More clouds and more money
As you’ve probably heard, AWS isn’t the only public cloud - and because of the nature of this business, it’s not the only good one either. The infrastructure as a service landscape in general kind of splits into two distinct segments:
1. High end built for scale
This is AWS, Google (GCP), and Microsoft (Azure). All three of these companies had extensive experience building data centers for themselves, and then pivoted that towards a public facing product. And all three clouds have the benefit of getting bankrolled by billions of dollars of cash from their parent companies. IBM, Oracle, and Alibaba fit in here too.
AWS completely dominated the market from the start, but today things are a bit more evened out. Plenty of startups and companies happily run their infrastructure on GCP or Azure (like yours truly). And GCP and Azure have some individual products that are best in-market – GCP’s BigQuery is generally considered the best serverless data warehouse on the street.
2. Low end built for small projects
This is Hetzner, Scaleway, OVH, Linode, and Vultr – if you’ve never heard of them, you’re not alone - most developers in the U.S. probably haven’t. They sell very cheap, very barebones stuff mostly oriented towards small, personal projects or VPNs. Because they don’t have to deal with hyper scale, managing capex is slightly more do-able, and these can be nice medium margin businesses.
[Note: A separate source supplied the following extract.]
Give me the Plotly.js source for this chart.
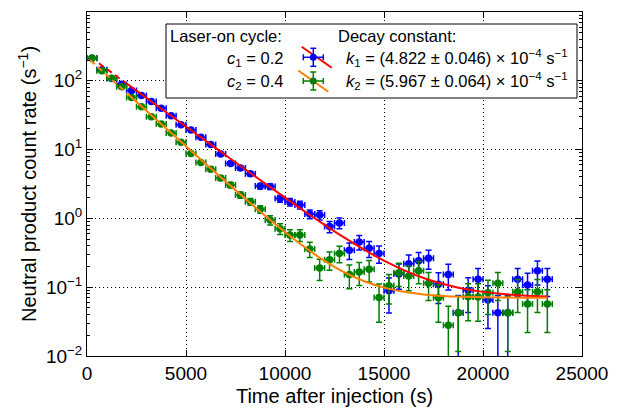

There's a lot of yikes here though, like when Linode's marketing team thought that being earlier to the cloud game than AWS somehow makes up for the fact that AWS ate their f*cking lunch:
The one cloud (well, IaaS cloud) missing from this list is DigitalOcean - they sort of play in the middle of these two segments. All things considered, a DigitalOcean server is generally slightly cheaper than the equivalent on one of the big cloud providers - but the company also provides more advanced products like Load Balancers, Managed Kubernetes, and Managed Databases.